Lire et relire Jean Follain aujourd’hui / 1. Sylvie Durbec


Poesibao lance un nouveau feuilleton, intitulé ‘Lire et relire Jean Follain’, proposé par Elodie Bouygues. Première contribution : Sylvie Durbec.


Photographie : Jean Follain à son bureau, place des Vosges / fonds J. F. / IMEC

Lire et relire Jean Follain aujourd’hui

En 2023, nous célébrons les 120 ans de la naissance du poète Jean Follain (1903-1971). Une journée d’études organisée par l’Université de Franche-Comté en partenariat avec l’IMEC se déroulera à l’abbaye d’Ardenne le 15 novembre, et un numéro spécial de la revue Europe est prévu pour début 2024. Dans le feuilleton suivant, poètes, écrivains, éditeurs contemporains rendent grâce à cet auteur, disent de quelle façon son œuvre a marqué leur sensibilité et comment elle continue à les accompagner aujourd’hui.
Elodie Bouygues.

Première contribution : Sylvie Durbec.


Pour la peinture, la pomme et le vivant, et pour Jean Follain

La pomme rouge

Le Tintoret peignit sa fille morte
il passait des voitures au loin
le peintre est mort à son tour
de longs rails aujourd’hui
corsettent la terre
et la cisèlent
la Renaissance résiste
dans le clair-obscur des musées
les voies muent
souvent même le silence
est comme épuisé
mais la pomme rouge demeure.

(Territoires [1953], Exister suivi de Territoires, Poésie/Gallimard, 1960, p. 143)

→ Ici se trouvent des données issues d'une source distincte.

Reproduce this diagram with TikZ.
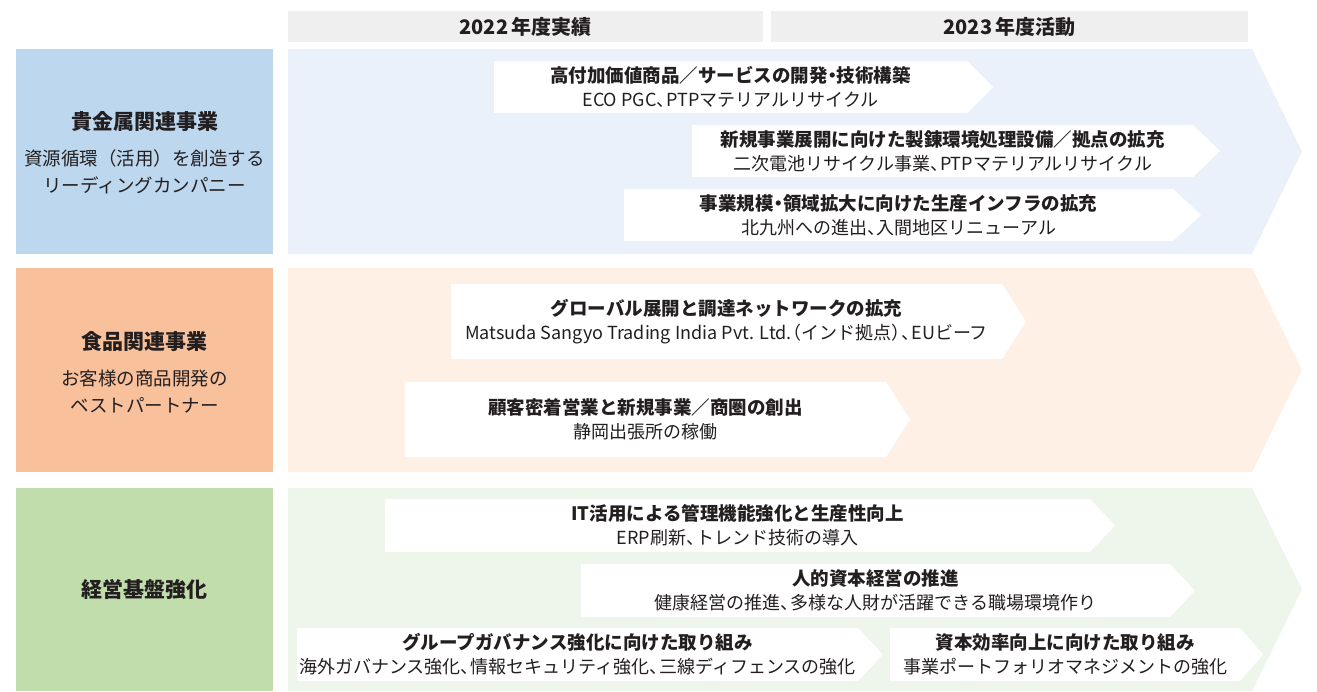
\documentclass[tikz,border=0pt]{standalone}
\usepackage{fontspec}
\setmainfont{Noto Sans CJK JP}
\definecolor{hdrgray}{HTML}{EFEFEF}
\definecolor{catblue}{HTML}{BDD7EE}
\definecolor{catorange}{HTML}{F8C09B}
\definecolor{catgreen}{HTML}{C1DDAB}
\definecolor{bgblue}{HTML}{EAF1FA}
\definecolor{bgorange}{HTML}{FEF0E5}
\definecolor{bggreen}{HTML}{EEF5EA}
\definecolor{ink}{HTML}{231F20}
% tight punctuation
\newcommand\tc{、\kern-0.45em}
\newcommand\nk{\kern-0.25em・\kern-0.25em}
\newcommand\lp{\kern-0.45em（}
\newcommand\rp{）\kern-0.45em}
\newcommand\wbox[8]{%
  \fill[white] (#2,#5) -- (#3,#5) -- (#4,{(#5+#6)/2}) -- (#3,#6) -- (#2,#6) -- cycle;
  \node[boxtext] (#1) at ({(#2+#3)/2},{(#5+#6)/2}) {{\fontsize{18.5}{24}\selectfont\bfseries #7}\\#8};
}
\newcommand\bigchev[3]{% #1 color #2 top #3 bottom
  \fill[#1] (288,#2) -- (1252,#2) -- (1302,{(#2+#3)/2}) -- (1252,#3) -- (288,#3) -- cycle;
}
\begin{document}
\begin{tikzpicture}[x=1pt,y=-1pt,
  every node/.style={text=ink, inner sep=0pt},
  hdr/.style={fill=hdrgray, minimum height=31pt, font=\fontsize{20}{24}\selectfont\bfseries},
  boxtext/.style={align=center, font=\fontsize{18}{24}\selectfont},
  cattitle/.style={font=\fontsize{21}{26}\selectfont\bfseries},
  catsub/.style={align=center, font=\fontsize{18.5}{27}\selectfont}]
\useasboundingbox (0,0) rectangle (1317,691);
% headers
\node[hdr, minimum width=475pt] (h1) at (525.5,26.5) {2022\,年度実績};
\node[hdr, minimum width=477pt] (h2) at (1009.5,26.5) {2023\,年度活動};
% category boxes
\fill[catblue] (16,49) rectangle (273,254);
\fill[catorange] (16,268) rectangle (273,472);
\fill[catgreen] (16,488) rectangle (273,691);
\node[cattitle] (c1t) at (144.5,122) {貴金属関連事業};
\node[catsub] (c1s) at (144.5,171.5) {資源循環（活用）を創造する\\リーディングカンパニー};
\node[cattitle] (c2t) at (144.5,342) {食品関連事業};
\node[catsub] (c2s) at (144.5,392) {お客様の商品開発の\\ベストパートナー};
\node[cattitle] (c3t) at (144.5,589) {経営基盤強化};
% big chevrons
\bigchev{bgblue}{49}{254}
\bigchev{bgorange}{268}{472}
\bigchev{bggreen}{488}{691}
% row 1
\wbox{a1}{494}{967}{993}{61}{113}{高付加価値商品／サービスの開発\nk 技術構築}{ECO PGC\tc PTPマテリアルリサイクル}
\wbox{a2}{692}{1193}{1220}{125}{177}{新規事業展開に向けた製錬環境処理設備／拠点の拡充}{二次電池リサイクル事業\tc PTPマテリアルリサイクル}
\wbox{a3}{624}{1173}{1201}{189}{241}{事業規模\nk 領域拡大に向けた生産インフラの拡充}{北九州への進出\tc 入間地区リニューアル}
% row 2
\wbox{b1}{451}{1002}{1026}{284}{359}{グローバル展開と調達ネットワークの拡充}{Matsuda Sangyo Trading India Pvt. Ltd.\lp インド拠点\rp\tc EUビーフ}
\wbox{b2}{405}{886}{910}{382}{457}{顧客密着営業と新規事業／商圏の創出}{静岡出張所の稼働}
% row 3
\wbox{g1}{385}{1090}{1115}{499}{552}{IT活用による管理機能強化と生産性向上}{ERP刷新\tc トレンド技術の導入}
\wbox{g2}{581}{1170}{1195}{564}{617}{人的資本経営の推進}{健康経営の推進\tc 多様な人財が活躍できる職場環境作り}
\wbox{g3}{297}{858}{883}{628}{681}{グループガバナンス強化に向けた取り組み}{海外ガバナンス強化\tc 情報セキュリティ強化\tc 三線ディフェンスの強化}
\wbox{g4}{890}{1240}{1263}{628}{681}{資本効率向上に向けた取り組み}{事業ポートフォリオマネジメントの強化}
\end{tikzpicture}
\end{document}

Poème-pomme sur la table. Mais pas de table, juste une couleur. Rouge. Qui dit le vif.
La mort est pourtant là dans le silence « épuisé ».
Pas de cercueil ni de lit.
Ni table, ni tableau.
Le clair-obscur d’un musée.
Sans bruit.

Aimer Follain, c’est le lire en murmurant, sans soleil aveuglant ni vent assourdissant.

L’espace du poème tel que je le parcours dans l’écriture de Jean Follain, a des couleurs douces et assourdies, sa lumière silencieuse semble atténuée par un éternel crépuscule.  De temps en temps une assiette se brise, un enfant pleure. Pour qui est née et vit dans le sud, l’envers du monde.

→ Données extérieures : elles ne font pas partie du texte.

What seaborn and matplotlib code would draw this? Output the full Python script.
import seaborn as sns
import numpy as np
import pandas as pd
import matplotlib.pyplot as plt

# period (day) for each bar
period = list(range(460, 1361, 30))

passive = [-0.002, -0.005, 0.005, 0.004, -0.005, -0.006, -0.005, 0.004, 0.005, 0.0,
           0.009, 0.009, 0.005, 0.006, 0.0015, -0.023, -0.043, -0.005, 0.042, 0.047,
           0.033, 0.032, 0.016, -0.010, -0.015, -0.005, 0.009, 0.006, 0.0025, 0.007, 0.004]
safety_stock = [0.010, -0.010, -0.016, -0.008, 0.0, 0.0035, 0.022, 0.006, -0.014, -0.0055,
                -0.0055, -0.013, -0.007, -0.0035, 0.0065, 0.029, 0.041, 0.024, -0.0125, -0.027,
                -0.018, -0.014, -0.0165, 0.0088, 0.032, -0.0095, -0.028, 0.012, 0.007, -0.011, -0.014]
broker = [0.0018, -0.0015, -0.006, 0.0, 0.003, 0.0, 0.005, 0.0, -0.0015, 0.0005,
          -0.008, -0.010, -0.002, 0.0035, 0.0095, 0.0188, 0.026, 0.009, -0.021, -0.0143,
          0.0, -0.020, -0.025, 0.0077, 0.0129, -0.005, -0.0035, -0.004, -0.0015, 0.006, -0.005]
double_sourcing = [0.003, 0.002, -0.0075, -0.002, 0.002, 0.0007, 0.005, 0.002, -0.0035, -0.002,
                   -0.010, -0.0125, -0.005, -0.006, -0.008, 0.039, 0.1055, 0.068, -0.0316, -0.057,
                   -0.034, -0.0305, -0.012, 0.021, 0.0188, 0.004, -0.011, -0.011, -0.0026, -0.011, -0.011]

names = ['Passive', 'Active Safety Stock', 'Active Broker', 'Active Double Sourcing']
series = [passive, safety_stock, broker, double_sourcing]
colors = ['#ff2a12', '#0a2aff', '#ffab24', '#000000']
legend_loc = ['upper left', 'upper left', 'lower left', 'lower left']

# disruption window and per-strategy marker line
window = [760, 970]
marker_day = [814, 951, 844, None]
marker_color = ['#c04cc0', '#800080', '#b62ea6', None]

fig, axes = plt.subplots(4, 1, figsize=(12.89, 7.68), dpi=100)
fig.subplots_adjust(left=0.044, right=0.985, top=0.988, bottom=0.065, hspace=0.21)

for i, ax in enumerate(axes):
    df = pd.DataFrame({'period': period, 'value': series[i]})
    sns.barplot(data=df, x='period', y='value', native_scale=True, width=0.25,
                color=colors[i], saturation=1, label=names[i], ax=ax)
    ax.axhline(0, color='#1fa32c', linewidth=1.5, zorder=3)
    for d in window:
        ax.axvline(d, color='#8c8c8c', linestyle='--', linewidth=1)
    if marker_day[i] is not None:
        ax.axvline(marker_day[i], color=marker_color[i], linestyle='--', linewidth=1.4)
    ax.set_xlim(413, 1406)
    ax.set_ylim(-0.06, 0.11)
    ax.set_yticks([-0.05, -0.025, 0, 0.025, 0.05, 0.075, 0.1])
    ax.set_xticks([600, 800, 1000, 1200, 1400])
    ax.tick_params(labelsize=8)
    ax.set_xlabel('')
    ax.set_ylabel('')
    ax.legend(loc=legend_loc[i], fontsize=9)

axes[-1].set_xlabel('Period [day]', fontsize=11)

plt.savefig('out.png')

Deux morts dans ce bref poème.
Une fille et son père. Deux peintres vénitiens.
Et des rails et des voitures.

Follain juxtapose des mondes et des époques que tout sépare et qui sont pourtant proches, l’Italie raffinée du Quattrocento (la Venise du Tintoret) et une ville française ordinaire, contemporaine du poète.

Nord-Sud ?

J’aime ce poème depuis longtemps. D’autres aussi. Mais celui-là m’est cher à cause de sa profusion concise. La pomme, telle celles de Cézanne, irradie et donne à voir un monde. Elle est vivante, malgré les deux peintres morts. Et la terre même corsetée vit.

Un poème vibrant du seul silence des mots, « … la pomme rouge demeure ».